AIM OF THE TASK -> Using the data below, copy every line that contains the word "with".

EXERCISE INPUT ->
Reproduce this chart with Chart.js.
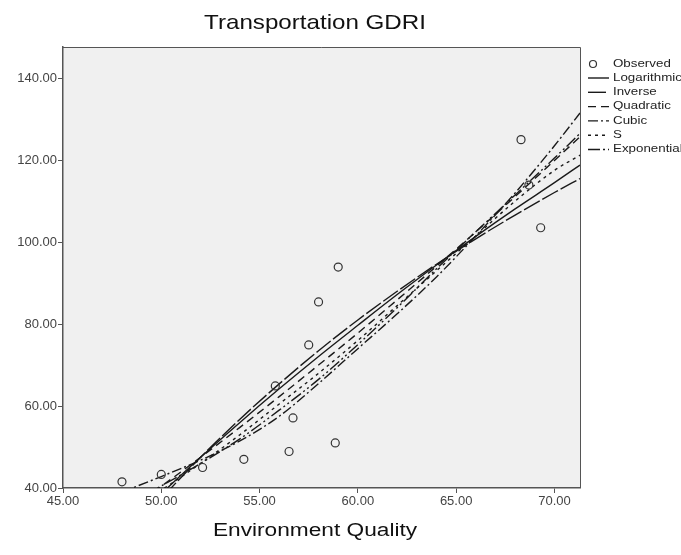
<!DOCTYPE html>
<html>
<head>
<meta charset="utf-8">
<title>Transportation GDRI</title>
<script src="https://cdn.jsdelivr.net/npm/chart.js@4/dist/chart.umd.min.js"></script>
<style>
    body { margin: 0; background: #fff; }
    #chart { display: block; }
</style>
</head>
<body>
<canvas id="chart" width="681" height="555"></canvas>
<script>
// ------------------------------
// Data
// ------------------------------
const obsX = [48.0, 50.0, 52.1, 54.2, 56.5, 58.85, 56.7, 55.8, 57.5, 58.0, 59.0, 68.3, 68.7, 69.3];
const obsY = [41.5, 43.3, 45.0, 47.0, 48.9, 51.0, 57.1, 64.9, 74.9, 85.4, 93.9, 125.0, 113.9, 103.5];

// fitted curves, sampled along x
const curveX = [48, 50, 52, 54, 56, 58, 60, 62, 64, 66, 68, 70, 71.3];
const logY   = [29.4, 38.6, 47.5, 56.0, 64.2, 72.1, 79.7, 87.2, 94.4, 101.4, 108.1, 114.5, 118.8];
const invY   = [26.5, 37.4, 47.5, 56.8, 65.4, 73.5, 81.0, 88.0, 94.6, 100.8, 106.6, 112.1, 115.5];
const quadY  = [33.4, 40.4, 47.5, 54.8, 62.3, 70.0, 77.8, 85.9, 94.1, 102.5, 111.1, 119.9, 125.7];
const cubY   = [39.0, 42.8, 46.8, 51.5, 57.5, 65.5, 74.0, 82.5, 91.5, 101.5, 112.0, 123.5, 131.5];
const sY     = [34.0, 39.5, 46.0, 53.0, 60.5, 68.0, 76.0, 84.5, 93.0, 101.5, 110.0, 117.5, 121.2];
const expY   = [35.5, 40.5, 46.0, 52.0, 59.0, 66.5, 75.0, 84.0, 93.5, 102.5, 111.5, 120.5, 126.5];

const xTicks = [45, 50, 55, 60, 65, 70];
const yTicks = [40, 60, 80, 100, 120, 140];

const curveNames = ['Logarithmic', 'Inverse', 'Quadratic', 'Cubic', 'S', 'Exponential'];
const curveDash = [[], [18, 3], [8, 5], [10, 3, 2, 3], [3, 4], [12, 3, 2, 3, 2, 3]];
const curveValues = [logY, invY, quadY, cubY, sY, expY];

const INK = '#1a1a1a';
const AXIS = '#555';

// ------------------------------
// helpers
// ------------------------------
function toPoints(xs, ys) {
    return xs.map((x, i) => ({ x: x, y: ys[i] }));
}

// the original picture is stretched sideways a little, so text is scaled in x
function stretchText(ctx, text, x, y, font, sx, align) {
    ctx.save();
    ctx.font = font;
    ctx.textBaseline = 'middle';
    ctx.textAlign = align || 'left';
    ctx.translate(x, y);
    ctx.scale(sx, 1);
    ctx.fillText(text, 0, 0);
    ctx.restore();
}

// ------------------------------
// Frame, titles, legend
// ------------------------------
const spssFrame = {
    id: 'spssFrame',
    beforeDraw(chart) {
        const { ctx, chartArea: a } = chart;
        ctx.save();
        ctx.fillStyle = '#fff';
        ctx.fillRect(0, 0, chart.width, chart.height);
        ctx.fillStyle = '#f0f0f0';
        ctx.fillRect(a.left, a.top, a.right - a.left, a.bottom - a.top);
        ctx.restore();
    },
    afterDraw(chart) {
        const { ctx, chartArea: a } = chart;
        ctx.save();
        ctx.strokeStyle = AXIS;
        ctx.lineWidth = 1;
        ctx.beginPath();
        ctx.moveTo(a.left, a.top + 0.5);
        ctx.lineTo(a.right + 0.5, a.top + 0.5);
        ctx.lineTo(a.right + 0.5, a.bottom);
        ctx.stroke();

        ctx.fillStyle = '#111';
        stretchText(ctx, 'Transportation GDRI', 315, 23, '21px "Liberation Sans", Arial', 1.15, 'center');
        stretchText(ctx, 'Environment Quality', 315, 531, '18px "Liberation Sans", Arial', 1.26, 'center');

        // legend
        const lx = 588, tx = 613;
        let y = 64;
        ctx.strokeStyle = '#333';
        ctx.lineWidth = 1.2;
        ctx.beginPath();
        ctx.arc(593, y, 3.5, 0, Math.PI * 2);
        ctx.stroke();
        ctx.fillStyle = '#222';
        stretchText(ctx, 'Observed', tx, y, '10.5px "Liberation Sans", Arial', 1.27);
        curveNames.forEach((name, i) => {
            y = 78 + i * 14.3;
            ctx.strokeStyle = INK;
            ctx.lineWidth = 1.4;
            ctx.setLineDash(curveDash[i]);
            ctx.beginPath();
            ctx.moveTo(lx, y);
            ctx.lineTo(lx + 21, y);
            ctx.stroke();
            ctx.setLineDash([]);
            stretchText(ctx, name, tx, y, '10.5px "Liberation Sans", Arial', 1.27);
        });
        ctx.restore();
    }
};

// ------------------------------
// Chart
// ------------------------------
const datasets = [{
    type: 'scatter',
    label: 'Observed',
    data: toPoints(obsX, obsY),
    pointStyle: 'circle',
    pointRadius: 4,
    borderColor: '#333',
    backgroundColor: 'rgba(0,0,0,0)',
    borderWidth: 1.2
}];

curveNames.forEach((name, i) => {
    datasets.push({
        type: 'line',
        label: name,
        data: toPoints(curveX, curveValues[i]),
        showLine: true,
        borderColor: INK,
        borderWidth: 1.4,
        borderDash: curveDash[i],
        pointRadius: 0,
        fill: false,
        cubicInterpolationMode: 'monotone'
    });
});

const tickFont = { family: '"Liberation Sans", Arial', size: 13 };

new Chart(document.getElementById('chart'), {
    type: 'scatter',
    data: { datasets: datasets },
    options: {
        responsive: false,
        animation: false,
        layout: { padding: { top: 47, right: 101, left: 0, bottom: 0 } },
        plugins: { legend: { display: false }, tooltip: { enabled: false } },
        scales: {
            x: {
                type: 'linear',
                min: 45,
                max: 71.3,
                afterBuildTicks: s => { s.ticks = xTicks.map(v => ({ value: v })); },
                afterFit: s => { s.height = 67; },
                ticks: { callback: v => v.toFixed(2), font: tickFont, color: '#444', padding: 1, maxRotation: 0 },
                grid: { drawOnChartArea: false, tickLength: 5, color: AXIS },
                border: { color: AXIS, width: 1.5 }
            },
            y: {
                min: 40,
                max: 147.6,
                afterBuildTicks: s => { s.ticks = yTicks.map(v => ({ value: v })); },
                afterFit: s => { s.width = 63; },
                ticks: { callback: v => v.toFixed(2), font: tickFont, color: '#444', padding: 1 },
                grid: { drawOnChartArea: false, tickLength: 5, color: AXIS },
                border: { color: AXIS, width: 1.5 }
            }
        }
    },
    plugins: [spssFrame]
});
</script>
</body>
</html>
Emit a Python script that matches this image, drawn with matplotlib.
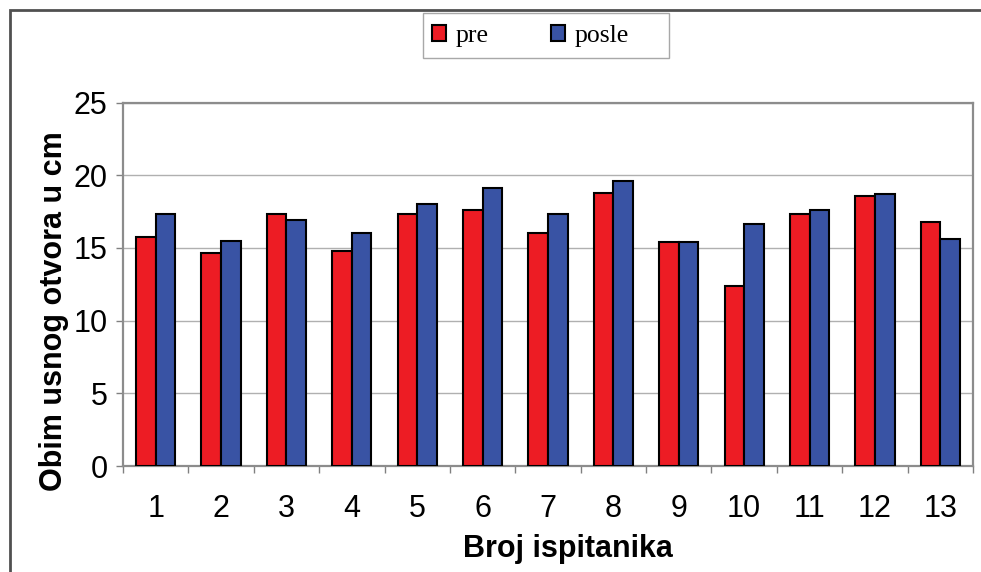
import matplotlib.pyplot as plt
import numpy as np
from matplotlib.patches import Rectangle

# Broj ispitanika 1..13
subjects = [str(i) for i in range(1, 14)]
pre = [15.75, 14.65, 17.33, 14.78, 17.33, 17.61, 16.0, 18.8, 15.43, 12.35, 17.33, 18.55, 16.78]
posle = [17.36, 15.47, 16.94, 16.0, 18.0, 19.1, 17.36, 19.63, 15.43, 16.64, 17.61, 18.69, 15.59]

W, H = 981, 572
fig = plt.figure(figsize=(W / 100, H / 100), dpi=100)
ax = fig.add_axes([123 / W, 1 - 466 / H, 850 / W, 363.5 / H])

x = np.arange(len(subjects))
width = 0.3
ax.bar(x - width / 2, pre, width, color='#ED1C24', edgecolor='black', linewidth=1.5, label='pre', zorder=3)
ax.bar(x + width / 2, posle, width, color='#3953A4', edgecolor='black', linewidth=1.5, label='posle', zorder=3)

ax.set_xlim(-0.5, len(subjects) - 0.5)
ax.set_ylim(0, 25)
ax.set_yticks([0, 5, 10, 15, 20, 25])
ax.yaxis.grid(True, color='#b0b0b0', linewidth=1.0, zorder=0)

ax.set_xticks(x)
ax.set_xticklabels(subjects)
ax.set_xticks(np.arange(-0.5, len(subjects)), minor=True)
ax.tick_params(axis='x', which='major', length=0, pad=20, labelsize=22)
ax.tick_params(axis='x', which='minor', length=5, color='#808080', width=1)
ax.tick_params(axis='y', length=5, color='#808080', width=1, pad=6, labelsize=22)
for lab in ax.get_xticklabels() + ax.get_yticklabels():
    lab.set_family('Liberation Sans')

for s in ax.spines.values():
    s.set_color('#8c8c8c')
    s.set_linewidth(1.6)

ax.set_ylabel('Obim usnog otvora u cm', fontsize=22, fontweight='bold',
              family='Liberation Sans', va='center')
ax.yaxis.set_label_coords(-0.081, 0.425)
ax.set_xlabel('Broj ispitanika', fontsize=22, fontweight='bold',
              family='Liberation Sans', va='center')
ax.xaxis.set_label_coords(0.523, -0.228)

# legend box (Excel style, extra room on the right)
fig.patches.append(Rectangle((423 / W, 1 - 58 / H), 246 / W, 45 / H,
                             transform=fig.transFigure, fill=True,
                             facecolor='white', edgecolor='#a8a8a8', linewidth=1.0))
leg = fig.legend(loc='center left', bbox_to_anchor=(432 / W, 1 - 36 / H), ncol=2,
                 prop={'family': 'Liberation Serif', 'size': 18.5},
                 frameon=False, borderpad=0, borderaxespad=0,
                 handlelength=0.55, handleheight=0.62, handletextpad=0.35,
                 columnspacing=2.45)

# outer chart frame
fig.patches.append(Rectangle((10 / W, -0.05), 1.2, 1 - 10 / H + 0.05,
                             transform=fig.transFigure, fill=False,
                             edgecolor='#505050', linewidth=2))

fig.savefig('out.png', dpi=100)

RESPONSE BELOW ->
Reproduce this chart with Chart.js.
Emit a Python script that matches this image, drawn with matplotlib.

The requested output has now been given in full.